No essencial, o Orçamento de Estado de 2012 era irrealista, quer do lado da receita quer do lado da despesa, embora em sentido contrário. Do lado da receita, em particular das receitas fiscais, é natural que haja maior incerteza. De qualquer modo, a quebra muitíssimo superior no IRC e a quase estagnação no IVA (quando o Governo previa um aumento de 11,6%), para além do optimismo em relação aos demais impostos, só mostram que o Ministério das Finanças e a troika (Comissão Europeia, Banco Central Europeu e Fundo Monetário Internacional) têm subestimado o efeito negativo da recessão no saldo orçamental.
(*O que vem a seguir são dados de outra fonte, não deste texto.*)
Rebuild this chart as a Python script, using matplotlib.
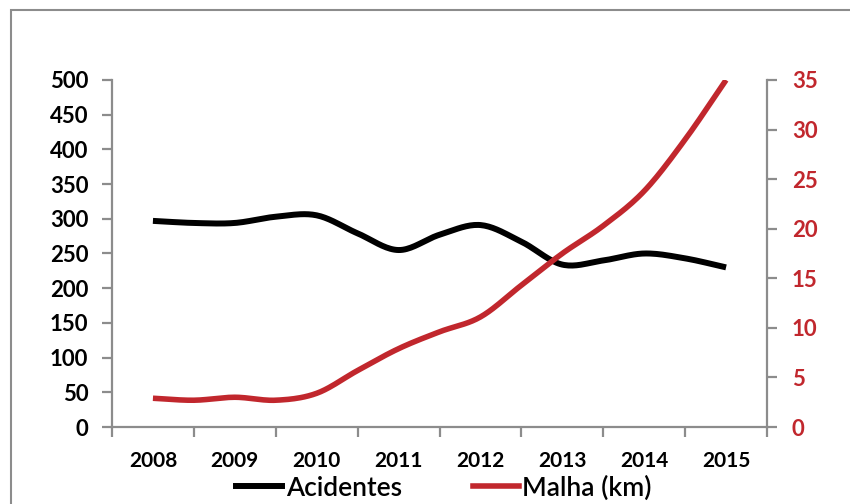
import numpy as np
import matplotlib
matplotlib.use("Agg")
import matplotlib.pyplot as plt
from matplotlib.lines import Line2D
from matplotlib.patches import Rectangle

# Semi-annual readings, positions in years
years = [2008, 2009, 2010, 2011, 2012, 2013, 2014, 2015]
periods = [2008, 2008.5, 2009, 2009.5, 2010, 2010.5, 2011, 2011.5,
           2012, 2012.5, 2013, 2013.5, 2014, 2014.5, 2015]
acidentes = [297, 294, 294, 303, 305, 279, 255, 277,
             291, 267, 234, 240, 250, 243, 230]
malha_km = [2.9, 2.7, 3.0, 2.7, 3.4, 5.7, 7.9, 9.6,
            11.1, 14.3, 17.5, 20.3, 23.8, 29.0, 35.0]

left_ticks = list(range(0, 501, 50))
right_ticks = list(range(0, 36, 5))

BLACK = "#000000"
RED = "#C1272D"
GRAY = "#8C8C8C"


def smooth(x, y, n=20):
    """Catmull-Rom curve through the points (Excel style smoothed line)."""
    x = np.asarray(x, float)
    y = np.asarray(y, float)
    px = np.concatenate([[2 * x[0] - x[1]], x, [2 * x[-1] - x[-2]]])
    py = np.concatenate([[2 * y[0] - y[1]], y, [2 * y[-1] - y[-2]]])
    t = np.linspace(0, 1, n, endpoint=False)
    xs, ys = [], []
    for i in range(1, len(px) - 2):
        for arr, out in ((px, xs), (py, ys)):
            p0, p1, p2, p3 = arr[i - 1], arr[i], arr[i + 1], arr[i + 2]
            out.extend(0.5 * ((2 * p1) + (-p0 + p2) * t
                              + (2 * p0 - 5 * p1 + 4 * p2 - p3) * t ** 2
                              + (-p0 + 3 * p1 - 3 * p2 + p3) * t ** 3))
    xs.append(x[-1])
    ys.append(y[-1])
    return np.array(xs), np.array(ys)


plt.rcParams["font.family"] = ["Lato", "DejaVu Sans"]

W, H = 850, 504
fig = plt.figure(figsize=(W / 100, H / 100), dpi=100)
fig.patches.append(Rectangle((11 / W, -0.2), 1.5, 1.2 - 10 / H,
                             transform=fig.transFigure, fill=False,
                             edgecolor=GRAY, lw=1.5))

ax = fig.add_axes([112 / W, 1 - 427 / H, (767 - 112) / W, (427 - 80) / H])
ax2 = ax.twinx()

xpos = np.array(periods) - years[0]
sx, sy = smooth(xpos, acidentes)
ax.plot(sx, sy, color=BLACK, lw=4.3, solid_capstyle="butt", zorder=3)
sx, sy = smooth(xpos, malha_km)
ax2.plot(sx, sy, color=RED, lw=4.0, solid_capstyle="butt", zorder=3)

ax.set_xlim(-0.5, len(years) - 0.5)
ax.set_ylim(0, 500)
ax2.set_ylim(0, 35)
ax.set_yticks(left_ticks, labels=[str(v) for v in left_ticks],
              fontweight="bold", fontsize=16, color=BLACK)
ax2.set_yticks(right_ticks, labels=[str(v) for v in right_ticks],
               fontweight="bold", fontsize=16, color=RED)
ax.set_xticks(np.arange(len(years) + 1) - 0.5, labels=[])
ax.set_xticks(np.arange(len(years)), labels=[str(y) for y in years],
              minor=True, fontweight="bold", fontsize=15, color=BLACK)

for a in (ax, ax2):
    for s in a.spines.values():
        s.set_visible(False)
ax.spines["left"].set_visible(True)
ax.spines["bottom"].set_visible(True)
ax2.spines["right"].set_visible(True)
for s in (ax.spines["left"], ax.spines["bottom"], ax2.spines["right"]):
    s.set_color(GRAY)
    s.set_linewidth(1.6)

ax.tick_params(axis="y", direction="out", length=7, width=1.6, color=GRAY,
               pad=10)
ax2.tick_params(axis="y", direction="out", length=7, width=1.6, color=GRAY,
                pad=11)
ax.tick_params(axis="x", which="major", direction="out", length=7,
               width=1.6, color=GRAY)
ax.tick_params(axis="x", which="minor", length=0, pad=17)

handles = [Line2D([], [], color=BLACK, lw=4.3),
           Line2D([], [], color=RED, lw=4.0)]
fig.legend(handles, ["Acidentes", "Malha (km)"], loc="center",
           bbox_to_anchor=(444 / W, 1 - 488 / H), ncol=2, frameon=False,
           prop={"size": 19, "weight": 600}, handlelength=1.75,
           handletextpad=0.12, columnspacing=2.7, borderpad=0)

fig.savefig("out.png", dpi=100, facecolor="white")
Do lado da despesa, o Governo criou duas "boas almofadas" no OE2012, ao suborçamentar as despesas de pessoal e em pensões (sobretudo da Caixa Geral de Aposentações). Sem estas almofadas, a execução orçamental ainda teria sido pior. O resultado conjunto destes efeitos de sentido contrário é, ainda assim, um agravamento do défice público português em mais de um ponto percentual em relação ao objectivo inicial que era de 4,5% (e que foi revisto para 5%).  

Um optimismo excessivo no cenário orçamental tem pois consequências nefastas e pode derivar, entre outras razões, de dois factores distintos: um cenário macroeconómico demasiadamente optimista ou da utilização de "multiplicadores" subestimados (por exemplo o efeito do agravamento da carga fiscal na recessão).  

Em relação ao OE2013, o cenário macroeconómico parece optimista para uns (Budget Watch- ISEG, Conselho de Finanças Públicas, etc.), embora para outros seja realista (Governo e troika). Gostaríamos muito que o Executivo tivesse razão, mas temos fortes razões para suspeitar que não.